Since the most populated part of Charlestown was well within range of British army and naval artillery, town leaders had good reason to keep the militia company out of action. Miller and a friend were apparently shooting at the redcoats on their own in west Charlestown. Barber was a non-combatant looking out a window of his family home.

Thus, while the list of towns that suffered casualties is a good guide to which towns’ companies were in combat, it’s not the same.

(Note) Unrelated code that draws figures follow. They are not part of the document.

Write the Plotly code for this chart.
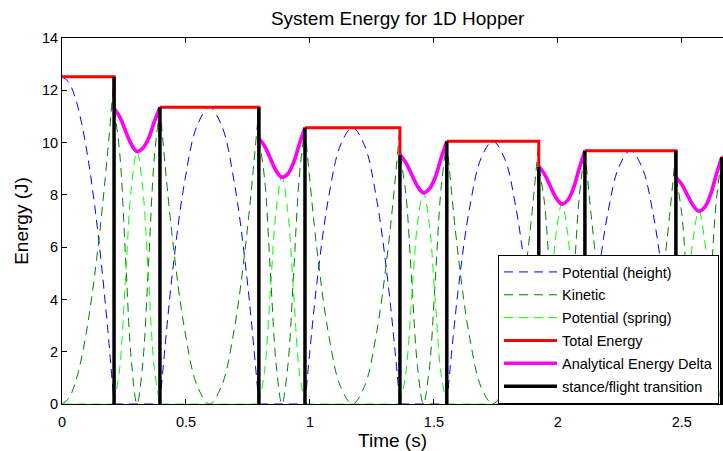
import numpy as np
import plotly.graph_objects as go

# ---- Hopper energy data (J) ------------------------------------------------
# Stance phases run from touchdown to liftoff (s)
TOUCHDOWN = [0.21, 0.794, 1.363, 1.923, 2.476]
LIFTOFF = [0.395, 0.98, 1.552, 2.109, 2.661]

# Flight phases and their (constant) total energy
FLIGHT_START = [0.0, 0.395, 0.98, 1.552, 2.109, 2.661]
FLIGHT_END = [0.21, 0.794, 1.363, 1.923, 2.476, 3.02]
FLIGHT_ENERGY = [12.52, 11.35, 10.57, 10.05, 9.69, 9.44]

# Samples spread evenly over each flight phase
HEIGHT_PE_FLIGHT = [
    [12.52, 12.32, 11.74, 10.76, 9.39, 7.63, 5.48, 2.93, 0.0],
    [0.0, 4.97, 8.51, 10.64, 11.35, 10.64, 8.51, 4.97, 0.0],
    [0.0, 4.62, 7.93, 9.91, 10.57, 9.91, 7.93, 4.62, 0.0],
    [0.0, 4.40, 7.54, 9.42, 10.05, 9.42, 7.54, 4.40, 0.0],
    [0.0, 4.24, 7.27, 9.08, 9.69, 9.08, 7.27, 4.24, 0.0],
    [0.0, 4.13, 7.08, 8.85, 9.44, 8.85, 7.08, 4.13, 0.0],
]
KINETIC_FLIGHT = [
    [0.0, 0.20, 0.78, 1.76, 3.13, 4.89, 7.04, 9.59, 12.52],
    [11.35, 6.38, 2.84, 0.71, 0.0, 0.71, 2.84, 6.38, 11.35],
    [10.57, 5.95, 2.64, 0.66, 0.0, 0.66, 2.64, 5.95, 10.57],
    [10.05, 5.65, 2.51, 0.63, 0.0, 0.63, 2.51, 5.65, 10.05],
    [9.69, 5.45, 2.42, 0.61, 0.0, 0.61, 2.42, 5.45, 9.69],
    [9.44, 5.31, 2.36, 0.59, 0.0, 0.59, 2.36, 5.31, 9.44],
]

# Samples spread evenly over each stance phase
KINETIC_STANCE = [
    [11.31, 9.57, 5.62, 1.69, 0.0, 1.53, 5.32, 9.37, 11.35],
    [10.16, 8.59, 5.05, 1.52, 0.0, 1.40, 4.88, 8.65, 10.57],
    [9.53, 8.06, 4.74, 1.43, 0.0, 1.32, 4.61, 8.20, 10.05],
    [9.08, 7.67, 4.51, 1.36, 0.0, 1.26, 4.41, 7.88, 9.69],
    [8.67, 7.33, 4.31, 1.30, 0.0, 1.22, 4.29, 7.66, 9.44],
]
SPRING_STANCE = [
    [0.0, 1.41, 4.83, 8.25, 9.66, 8.25, 4.83, 1.41, 0.0],
    [0.0, 1.27, 4.34, 7.40, 8.67, 7.40, 4.34, 1.27, 0.0],
    [0.0, 1.18, 4.04, 6.90, 8.08, 6.90, 4.04, 1.18, 0.0],
    [0.0, 1.12, 3.83, 6.53, 7.65, 6.53, 3.83, 1.12, 0.0],
    [0.0, 1.08, 3.69, 6.30, 7.38, 6.30, 3.69, 1.08, 0.0],
]
DELTA_STANCE = [
    [11.31, 10.98, 10.45, 9.94, 9.66, 9.78, 10.15, 10.78, 11.35],
    [10.16, 9.86, 9.39, 8.92, 8.67, 8.80, 9.22, 9.92, 10.57],
    [9.53, 9.24, 8.78, 8.33, 8.08, 8.22, 8.65, 9.38, 10.05],
    [9.08, 8.79, 8.34, 7.89, 7.65, 7.79, 8.24, 9.00, 9.69],
    [8.67, 8.41, 8.00, 7.60, 7.38, 7.52, 7.98, 8.74, 9.44],
]

# Stance/flight switches and the height each marker is drawn up to
TRANSITION_TIME = [0.21, 0.395, 0.794, 0.98, 1.363, 1.552, 1.923, 2.109, 2.476, 2.661]
TRANSITION_TOP = [12.52, 11.35, 11.35, 10.57, 9.53, 10.05, 9.08, 9.69, 9.69, 9.44]

X_TICKS = [0, 0.5, 1, 1.5, 2, 2.5]
X_TICK_TEXT = ["0", "0.5", "1", "1.5", "2", "2.5"]
Y_TICKS = [0, 2, 4, 6, 8, 10, 12, 14]


def phase_segments(starts, ends, values):
    """Lay each phase's samples evenly between its start and end, gap-separated."""
    xs, ys = [], []
    for a, b, v in zip(starts, ends, values):
        xs += list(np.linspace(a, b, len(v))) + [None]
        ys += list(v) + [None]
    return xs, ys


FONT = "Liberation Sans, Arial, Helvetica, sans-serif"
DASH = "9px,6px"

zeros_stance = [[0.0, 0.0]] * len(TOUCHDOWN)
zeros_flight = [[0.0, 0.0]] * len(FLIGHT_START)

h_x1, h_y1 = phase_segments(FLIGHT_START, FLIGHT_END, HEIGHT_PE_FLIGHT)
h_x2, h_y2 = phase_segments(TOUCHDOWN, LIFTOFF, zeros_stance)
k_x1, k_y1 = phase_segments(FLIGHT_START, FLIGHT_END, KINETIC_FLIGHT)
k_x2, k_y2 = phase_segments(TOUCHDOWN, LIFTOFF, KINETIC_STANCE)
s_x1, s_y1 = phase_segments(TOUCHDOWN, LIFTOFF, SPRING_STANCE)
s_x2, s_y2 = phase_segments(FLIGHT_START, FLIGHT_END, zeros_flight)
d_x, d_y = phase_segments(TOUCHDOWN, LIFTOFF, DELTA_STANCE)

# Total energy: flat during flight, dropping at touchdown to the stance value
tot_x, tot_y = [], []
for i, (a, b, e) in enumerate(zip(FLIGHT_START, FLIGHT_END, FLIGHT_ENERGY)):
    tot_x += [a, b]
    tot_y += [e, e]
    if i < len(DELTA_STANCE):
        tot_x += [b]
        tot_y += [DELTA_STANCE[i][0]]
    tot_x += [None]
    tot_y += [None]

tr_x, tr_y = [], []
for t, top in zip(TRANSITION_TIME, TRANSITION_TOP):
    tr_x += [t, t, None]
    tr_y += [0, top, None]

fig = go.Figure()
fig.add_trace(go.Scatter(x=h_x1 + h_x2, y=h_y1 + h_y2, mode="lines",
                         name="Potential (height)", line_shape="spline",
                         legendgroup="g1",
                         line=dict(color="#0000ff", width=1, dash=DASH)))
fig.add_trace(go.Scatter(x=k_x1 + k_x2, y=k_y1 + k_y2, mode="lines",
                         name="Kinetic", line_shape="spline", legendgroup="g2",
                         line=dict(color="#008000", width=1, dash=DASH)))
fig.add_trace(go.Scatter(x=s_x1 + s_x2, y=s_y1 + s_y2, mode="lines",
                         name="Potential (spring)", line_shape="spline",
                         legendgroup="g3",
                         line=dict(color="#00ff00", width=1, dash=DASH)))
fig.add_trace(go.Scatter(x=tot_x, y=tot_y, mode="lines", name="Total Energy",
                         legendgroup="g4",
                         line=dict(color="#ff0000", width=3)))
fig.add_trace(go.Scatter(x=d_x, y=d_y, mode="lines", name="Total Energy",
                         showlegend=False, line_shape="spline", legendgroup="g4",
                         line=dict(color="#ff0000", width=3)))
fig.add_trace(go.Scatter(x=d_x, y=d_y, mode="lines",
                         name="Analytical Energy Delta", line_shape="spline",
                         legendgroup="g5",
                         line=dict(color="#ff00ff", width=3.5)))
fig.add_trace(go.Scatter(x=tr_x, y=tr_y, mode="lines",
                         name="stance/flight transition", legendgroup="g6",
                         line=dict(color="#000000", width=3.5)))

fig.update_layout(
    width=723, height=451,
    margin=dict(l=62, r=0, t=38, b=47, autoexpand=False),
    paper_bgcolor="white", plot_bgcolor="white",
    font=dict(family=FONT, size=14.5, color="#000000"),
    title=dict(text="System Energy for 1D Hopper", font=dict(size=19),
               x=0.55, xanchor="center", xref="container",
               y=1 - 18 / 451, yanchor="middle", yref="container"),
    xaxis=dict(range=[0, 2.666], tickvals=X_TICKS, ticktext=X_TICK_TEXT,
               ticks="inside", ticklen=5, tickcolor="#000000",
               showline=True, linecolor="#000000", linewidth=1,
               mirror="ticks", showgrid=False, zeroline=False,
               tickfont=dict(size=14.5), ticklabelstandoff=5,
               title=dict(text="Time (s)", font=dict(size=19), standoff=2)),
    yaxis=dict(range=[0, 14], tickvals=Y_TICKS,
               ticks="inside", ticklen=5, tickcolor="#000000",
               showline=True, linecolor="#000000", linewidth=1,
               showgrid=False, zeroline=False, tickfont=dict(size=14.5),
               title=dict(text="Energy (J)", font=dict(size=19), standoff=8)),
    legend=dict(x=(498 - 62) / 661, xanchor="left", y=0, yanchor="bottom",
                bgcolor="white", bordercolor="#000000", borderwidth=1,
                font=dict(size=14.5), itemwidth=53, tracegroupgap=1),
    showlegend=True,
)

fig.write_html("out.html")
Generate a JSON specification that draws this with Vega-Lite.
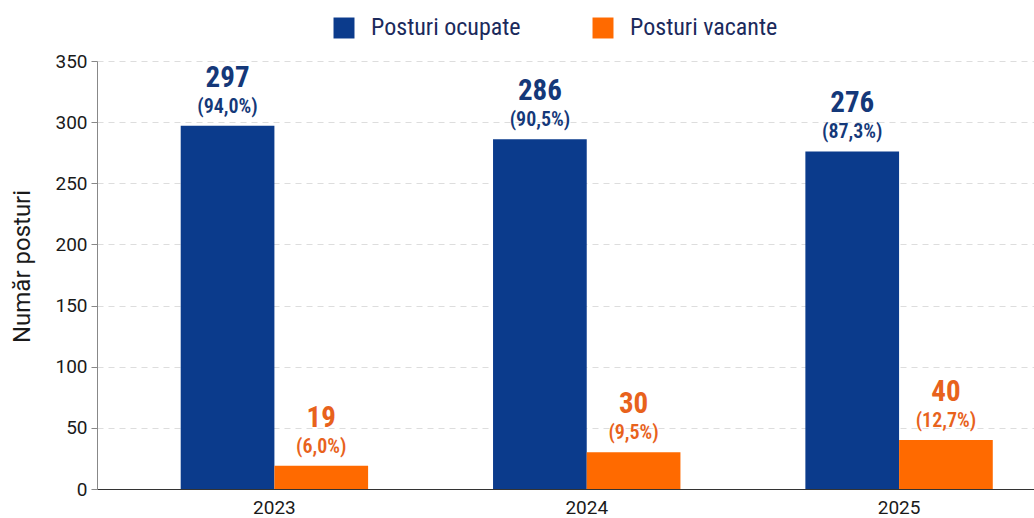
{
  "$schema": "https://vega.github.io/schema/vega-lite/v6.json",
  "width": 937,
  "height": 428,
  "autosize": {"type": "none"},
  "padding": {"left": 97, "top": 61, "right": 0, "bottom": 29},
  "background": "white",
  "config": {
    "view": {"stroke": null},
    "font": "Roboto Condensed, Liberation Sans Narrow, DejaVu Sans Condensed, Roboto"
  },
  "data": {
    "values": [
      {"an": "2023", "serie": "Posturi ocupate", "valoare": 297, "procent": "(94,0%)"},
      {"an": "2023", "serie": "Posturi vacante", "valoare": 19, "procent": "(6,0%)"},
      {"an": "2024", "serie": "Posturi ocupate", "valoare": 286, "procent": "(90,5%)"},
      {"an": "2024", "serie": "Posturi vacante", "valoare": 30, "procent": "(9,5%)"},
      {"an": "2025", "serie": "Posturi ocupate", "valoare": 276, "procent": "(87,3%)"},
      {"an": "2025", "serie": "Posturi vacante", "valoare": 40, "procent": "(12,7%)"}
    ]
  },
  "encoding": {
    "x": {
      "field": "an", "type": "nominal",
      "scale": {"paddingInner": 0.4, "paddingOuter": 0.2, "align": 0.67},
      "axis": {
        "title": null, "labelAngle": 0, "labelFontSize": 19, "labelColor": "#1a1a1a",
        "labelFont": "Roboto",
        "ticks": false, "labelPadding": 9, "domainColor": "#333", "domainWidth": 1.2
      }
    },
    "xOffset": {"field": "serie", "type": "nominal", "scale": {"paddingInner": 0, "paddingOuter": 0}},
    "y": {
      "field": "valoare", "type": "quantitative",
      "scale": {"domain": [0, 350], "nice": false},
      "axis": {
        "title": "Număr posturi", "titleFontSize": 24, "titleFontWeight": "normal", "titleColor": "#1a1a1a",
        "titleFont": "Roboto",
        "titlePadding": 20, "titleY": 205,
        "values": [0, 50, 100, 150, 200, 250, 300, 350],
        "labelFontSize": 19, "labelColor": "#1a1a1a",
        "labelFont": "Roboto",
        "tickSize": 6, "tickColor": "#888", "labelPadding": 4,
        "domainColor": "#888",
        "grid": true, "gridDash": [6, 5], "gridColor": "#dddddd"
      }
    }
  },
  "layer": [
    {
      "mark": {"type": "bar"},
      "encoding": {
        "color": {
          "field": "serie", "type": "nominal",
          "scale": {"domain": ["Posturi ocupate", "Posturi vacante"], "range": ["#0b3b8c", "#ff6a00"]},
          "legend": {
            "title": null, "orient": "none", "direction": "horizontal",
            "legendX": 235, "legendY": -45,
            "symbolType": "square", "symbolSize": 440, "symbolStrokeWidth": 0,
            "labelFontSize": 24, "labelColor": "#1b2a5c", "labelFontWeight": "normal",
            "labelFont": "Roboto Condensed, Liberation Sans Narrow, DejaVu Sans Condensed, Roboto",
            "labelOffset": 15, "columnPadding": 70
          }
        }
      }
    },
    {
      "mark": {"type": "text", "fontSize": 29, "fontWeight": "bold", "dy": -39, "baseline": "alphabetic"},
      "encoding": {
        "text": {"field": "valoare", "type": "quantitative"},
        "color": {
          "field": "serie", "type": "nominal",
          "scale": {"domain": ["Posturi ocupate", "Posturi vacante"], "range": ["#143879", "#e8621c"]},
          "legend": null
        }
      }
    },
    {
      "mark": {"type": "text", "fontSize": 20, "fontWeight": 600, "dy": -13, "baseline": "alphabetic"},
      "encoding": {
        "text": {"field": "procent", "type": "nominal"},
        "color": {
          "field": "serie", "type": "nominal",
          "scale": {"domain": ["Posturi ocupate", "Posturi vacante"], "range": ["#143879", "#e8621c"]},
          "legend": null
        }
      }
    }
  ],
  "resolve": {"scale": {"color": "independent"}}
}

TOMORROW: Coburn and his honorable mentions.

1 comment:

ZombyDawg said...

This seems to confirm my research on my 4th great-grandfather Caleb Haskell who marched out of Newburyport as fifer with Captain Moses Nowell's militia company on the 19th. I have found no accounts of them encountering the British on that day and it seems they may have left too late in the day are were stuck with or on the road behind Pickering. There is a record of pay for four days marching, however. Seems they made it to Cambridge before they were recalled when Benjamin Greenleaf of the local Committee of Safety wrote to General Ward asking for their return because of a panic over a possible British landing around the mouth of the Merrimack. Nowell was promoted to Colonel and put in command of a garrison on Plum Island and Caleb joined an newly-formed company under Captain Ezra Lunt at the beginning of May that marched back to Cambridge to join a regiment commanded by Colonel Moses Little. In September he went on detached duty in Captain Samuel Ward's company of Lt. Col. Christopher Greene's battalion with Arnold's Quebec Expedition. On a side note, Caleb's son, also named Caleb, married Fanny Matilda Betts, daughter of Loyalist Dr. Azor Betts, in Canada in March 1815. They moved back to Newburyport some time later.